The fix is mechanical, getting back into an over-the-top motion, building a stronger base and processing reads quicker instead of bailing into unsteady throws. If Mateer doesn’t perform at the level he did in 2024, then Oklahoma goes back to the same issues that turned ugly wins into nail-biters against that daunting SEC slate.

However, Mateer has more help now. Isaiah Sategna III (965 yards, 8 TDS) returns as a preseason All-American, joined by transfers Trell Harris (847 yards at Virginia) and Parker Livingston (516 yards at Texas), plus tight ends Hayden Hansen (Florida) and Rocky Beers (Colorado State).

Backups are stepping up too. Running backs Xavier Robinson and Tory Blaylock combined for 901 yards last season, but dealt with injuries. This season they return healthy and talented enough to produce. The offensive line returns its best three pieces and adds E’Marion Harris, who was a two-year starter at Arkansas. 

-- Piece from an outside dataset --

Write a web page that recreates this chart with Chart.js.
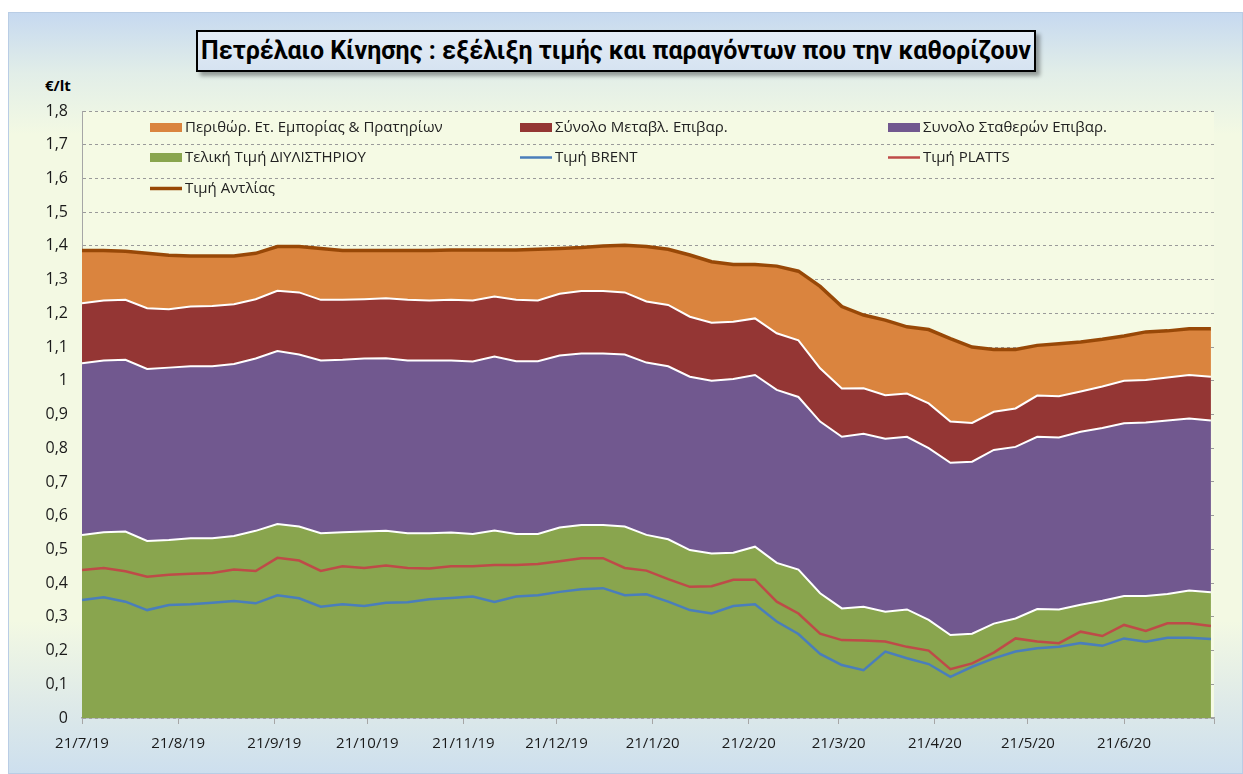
<!DOCTYPE html>
<html>
<head>
<meta charset="utf-8">
<script src="https://cdn.jsdelivr.net/npm/chart.js@4"></script>
<style>
  body{ margin:0; background:#fff; width:1243px; height:774px; overflow:hidden; font-family:"Open Sans", sans-serif; }
  #frame{
    position:absolute; left:8px; top:12px; width:1235px; height:762px;
    box-sizing:border-box; border:1px solid #B9CDE5;
    background:linear-gradient(to bottom,#C6D9F0 0%,#E2EEE8 8%,#F3F9E3 16%,#F3F9E3 80%,#E0EBE8 90%,#CDDFEE 100%);
  }
  #title{
    position:absolute; left:196px; top:30px; width:840px; height:42px; box-sizing:border-box;
    border:2px solid #000; background:linear-gradient(to bottom,#E4EDF7,#D6E3F1);
    box-shadow:4px 4px 4px rgba(0,0,0,0.35); white-space:nowrap;
    font-family:Roboto, sans-serif; font-weight:bold; font-size:25px; line-height:38px; text-align:center; color:#000;
  }
  #unit{ position:absolute; left:45px; top:75px; font-weight:bold; font-size:15px; color:#000; }
  canvas{ position:absolute; left:0; top:0; }
</style>
</head>
<body>
<div id="frame"></div>
<div id="title">Πετρέλαιο Κίνησης : εξέλιξη τιμής και παραγόντων που την καθορίζουν</div>
<div id="unit">€/lt</div>
<canvas id="chart" width="1243" height="774"></canvas>
<script>

// weekly samples
const dates = [
    '21/7/19','28/7/19','4/8/19','11/8/19','18/8/19','25/8/19','1/9/19','8/9/19','15/9/19','22/9/19','29/9/19',
    '6/10/19','13/10/19','20/10/19','27/10/19','3/11/19','10/11/19','17/11/19','24/11/19','1/12/19','8/12/19',
    '15/12/19','22/12/19','29/12/19','5/1/20','12/1/20','19/1/20','26/1/20','2/2/20','9/2/20','16/2/20','23/2/20',
    '1/3/20','8/3/20','15/3/20','22/3/20','29/3/20','5/4/20','12/4/20','19/4/20','26/4/20','3/5/20','10/5/20',
    '17/5/20','24/5/20','31/5/20','7/6/20','14/6/20','21/6/20','28/6/20','5/7/20','12/7/20','19/7/20'
];

const refineryPrice = [
    0.543,0.551,0.553,0.525,0.528,0.533,0.533,0.540,0.555,0.575,0.568,
    0.548,0.551,0.553,0.555,0.548,0.548,0.550,0.546,0.556,0.546,
    0.546,0.565,0.572,0.572,0.568,0.543,0.530,0.498,0.488,0.490,0.508,
    0.460,0.440,0.370,0.325,0.330,0.315,0.322,0.291,0.246,0.250,0.280,
    0.295,0.323,0.322,0.336,0.348,0.362,0.362,0.368,0.378,0.373
];

const fixedTaxes = [
    0.509,0.509,0.509,0.510,0.511,0.510,0.510,0.510,0.511,0.513,0.510,
    0.512,0.511,0.513,0.512,0.512,0.512,0.510,0.511,0.516,0.512,
    0.512,0.510,0.509,0.509,0.510,0.511,0.513,0.514,0.512,0.515,0.509,
    0.513,0.512,0.509,0.509,0.513,0.513,0.512,0.509,0.511,0.510,0.515,
    0.509,0.511,0.510,0.513,0.512,0.512,0.514,0.514,0.510,0.509
];

const variableTaxes = [
    0.178,0.178,0.178,0.180,0.173,0.177,0.179,0.177,0.176,0.179,0.184,
    0.180,0.178,0.176,0.178,0.180,0.178,0.180,0.181,0.178,0.182,
    0.180,0.183,0.185,0.185,0.184,0.181,0.182,0.178,0.172,0.170,0.168,
    0.168,0.168,0.158,0.143,0.135,0.129,0.128,0.133,0.122,0.115,0.113,
    0.114,0.122,0.122,0.119,0.123,0.126,0.126,0.128,0.129,0.130
];

const retailMargin = [
    0.156,0.148,0.144,0.163,0.160,0.150,0.148,0.143,0.136,0.131,0.136,
    0.152,0.146,0.144,0.141,0.146,0.148,0.148,0.150,0.138,0.148,
    0.152,0.134,0.129,0.134,0.140,0.163,0.165,0.183,0.181,0.170,0.160,
    0.199,0.205,0.243,0.243,0.217,0.223,0.198,0.219,0.246,0.225,0.185,
    0.175,0.149,0.156,0.147,0.140,0.133,0.143,0.138,0.137,0.142
];

const brentPrice = [
    0.350,0.358,0.345,0.320,0.335,0.337,0.342,0.347,0.340,0.364,0.355,
    0.330,0.337,0.332,0.342,0.343,0.352,0.356,0.360,0.344,0.360,
    0.364,0.374,0.382,0.385,0.364,0.367,0.345,0.320,0.310,0.332,0.337,
    0.286,0.249,0.190,0.157,0.142,0.197,0.177,0.160,0.122,0.152,0.177,
    0.197,0.207,0.211,0.222,0.214,0.236,0.226,0.238,0.238,0.234
];

const plattsPrice = [
    0.439,0.445,0.435,0.419,0.425,0.428,0.430,0.440,0.436,0.475,0.467,
    0.436,0.450,0.445,0.452,0.445,0.443,0.450,0.450,0.454,0.454,
    0.457,0.465,0.474,0.474,0.445,0.437,0.412,0.389,0.391,0.410,0.410,
    0.345,0.310,0.250,0.231,0.230,0.227,0.211,0.200,0.145,0.162,0.194,
    0.236,0.227,0.222,0.256,0.243,0.276,0.258,0.281,0.281,0.273
];

const pumpPrice = [
    1.386,1.386,1.384,1.378,1.372,1.370,1.370,1.370,1.378,1.398,1.398,
    1.392,1.386,1.386,1.386,1.386,1.386,1.388,1.388,1.388,1.388,
    1.390,1.392,1.395,1.400,1.402,1.398,1.390,1.373,1.353,1.345,1.345,
    1.340,1.325,1.280,1.220,1.195,1.180,1.160,1.152,1.125,1.100,1.093,
    1.093,1.105,1.110,1.115,1.123,1.133,1.145,1.148,1.154,1.154
];

const tickDates = ['21/7/19','21/8/19','21/9/19','21/10/19','21/11/19','21/12/19',
    '21/1/20','21/2/20','21/3/20','21/4/20','21/5/20','21/6/20'];

const yTicks = [0,0.1,0.2,0.3,0.4,0.5,0.6,0.7,0.8,0.9,1,1.1,1.2,1.3,1.4,1.5,1.6,1.7,1.8];

function dayOf(s){
    const p = s.split('/');
    const t = Date.UTC(2000 + Number(p[2]), Number(p[1]) - 1, Number(p[0]));
    return Math.round((t - Date.UTC(2019,6,21)) / 86400000);
}

const xs = dates.map(dayOf);
const tickDays = tickDates.map(dayOf);
const lastDay = 365;

function pts(arr){
    return arr.map((v,i)=>({x:xs[i], y:v}));
}

const FONT = '"Open Sans", sans-serif';

const areaBase = {
    pointRadius:0, borderColor:'#FFFFFF', borderWidth:2, order:1, stack:'cost', tension:0
};
const lineBase = {
    pointRadius:0, fill:false, order:0, tension:0
};

const datasets = [
    Object.assign({label:'Τελική Τιμή ΔΙΥΛΙΣΤΗΡΙΟΥ', data:pts(refineryPrice), backgroundColor:'#89A54E', fill:'origin', kind:'box'}, areaBase),
    Object.assign({label:'Συνολο Σταθερών Επιβαρ.', data:pts(fixedTaxes), backgroundColor:'#71588F', fill:'-1', kind:'box'}, areaBase),
    Object.assign({label:'Σύνολο Μεταβλ. Επιβαρ.', data:pts(variableTaxes), backgroundColor:'#943634', fill:'-1', kind:'box'}, areaBase),
    Object.assign({label:'Περιθώρ. Ετ. Εμπορίας & Πρατηρίων', data:pts(retailMargin), backgroundColor:'#DA843E', fill:'-1', kind:'box'}, areaBase),
    Object.assign({label:'Τιμή BRENT', data:pts(brentPrice), borderColor:'#4A7EBB', borderWidth:2.5, stack:'brent', kind:'line'}, lineBase),
    Object.assign({label:'Τιμή PLATTS', data:pts(plattsPrice), borderColor:'#BE4B48', borderWidth:2.5, stack:'platts', kind:'line'}, lineBase),
    Object.assign({label:'Τιμή Αντλίας', data:pts(pumpPrice), borderColor:'#984807', borderWidth:3.5, stack:'pump', kind:'line'}, lineBase)
];

// legend order as in the picture, three columns
const legendOrder = [3,2,1,0,4,5,6];

const plotBackground = {
    id:'plotBackground',
    beforeDraw(chart){
        const a = chart.chartArea, c = chart.ctx;
        c.save();
        c.fillStyle = '#F5FAE4';
        c.fillRect(a.left, a.top, a.right - a.left, a.bottom - a.top);
        c.restore();
    }
};

const customLegend = {
    id:'customLegend',
    afterDraw(chart){
        const c = chart.ctx;
        const colX = [150,520,888];
        const rowY = [127,157,188];
        c.save();
        c.font = '15px ' + FONT;
        c.textBaseline = 'middle';
        legendOrder.forEach((di,n)=>{
            const ds = chart.data.datasets[di];
            const x = colX[n % 3], y = rowY[Math.floor(n / 3)];
            if(ds.kind === 'box'){
                c.fillStyle = ds.backgroundColor;
                c.fillRect(x, y - 4, 32, 9);
            }else{
                c.strokeStyle = ds.borderColor;
                c.lineWidth = ds.borderWidth;
                c.beginPath();
                c.moveTo(x, y + 0.5);
                c.lineTo(x + 32, y + 0.5);
                c.stroke();
            }
            c.fillStyle = '#222';
            c.fillText(ds.label, x + 35, y + 1);
        });
        c.restore();
    }
};

new Chart(document.getElementById('chart'), {
    type:'line',
    data:{ datasets },
    options:{
        responsive:false,
        animation:false,
        layout:{ padding:{ top:111, right:29, bottom:0, left:0 } },
        plugins:{ legend:{display:false}, tooltip:{enabled:false}, title:{display:false} },
        scales:{
            x:{
                type:'linear', min:0, max:lastDay,
                afterBuildTicks(scale){
                    scale.ticks = tickDays.concat([lastDay]).map(v=>({value:v}));
                },
                afterFit(scale){ scale.height = 56; },
                ticks:{
                    autoSkip:false, maxRotation:0, padding:11, color:'#1a1a1a',
                    font:{ family:FONT, size:15 },
                    callback(v){
                        const i = tickDays.indexOf(v);
                        return i >= 0 ? tickDates[i] : '';
                    }
                },
                grid:{ drawOnChartArea:false, drawTicks:true, tickLength:6, color:'#A6A6A6' },
                border:{ color:'#A6A6A6', width:1.5 }
            },
            y:{
                stacked:true, min:0, max:1.8,
                afterBuildTicks(scale){
                    scale.ticks = yTicks.map(v=>({value:v}));
                },
                afterFit(scale){ scale.width = 82; },
                ticks:{
                    padding:14, color:'#1a1a1a',
                    font:{ family:FONT, size:16 },
                    callback(v){ return String(Math.round(v * 10) / 10).replace('.', ','); }
                },
                grid:{ color:'#9A9A9A', drawTicks:false, tickLength:0 },
                border:{ color:'#A6A6A6', dash:[3,3], width:1 }
            }
        }
    },
    plugins:[plotBackground, customLegend]
});
</script>
</body>
</html>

The thing staying the same is defensive coordinator Todd Bates’ defense that carried in the 2025 playoff run. Oklahoma finished fourth in SP+ on defense, third in rushing defense and seventh in scoring defense. They also returned their stars, David Stone, Taylor Wein, Kip Lewis and Peyton Bowen. 

All of that has Oklahoma sitting as a preseason top-12 team across The Athletic, On3, CBS and ESPN. They also have noise throughout social media calling them a sleeper pick for the SEC Title.

The defense is proven enough to keep Oklahoma in almost every game, including road trips to Michigan, Georgia and Texas. Whether that turns into a deep playoff run is entirely on the other side of the ball. A healthier Mateer, a receiving core and line that finally gives him margin for error and a backfield that has shown flashes but hasn’t proven it can stay healthy for 16 games. The pieces are better than they have been in years; whether they hold up is the true question.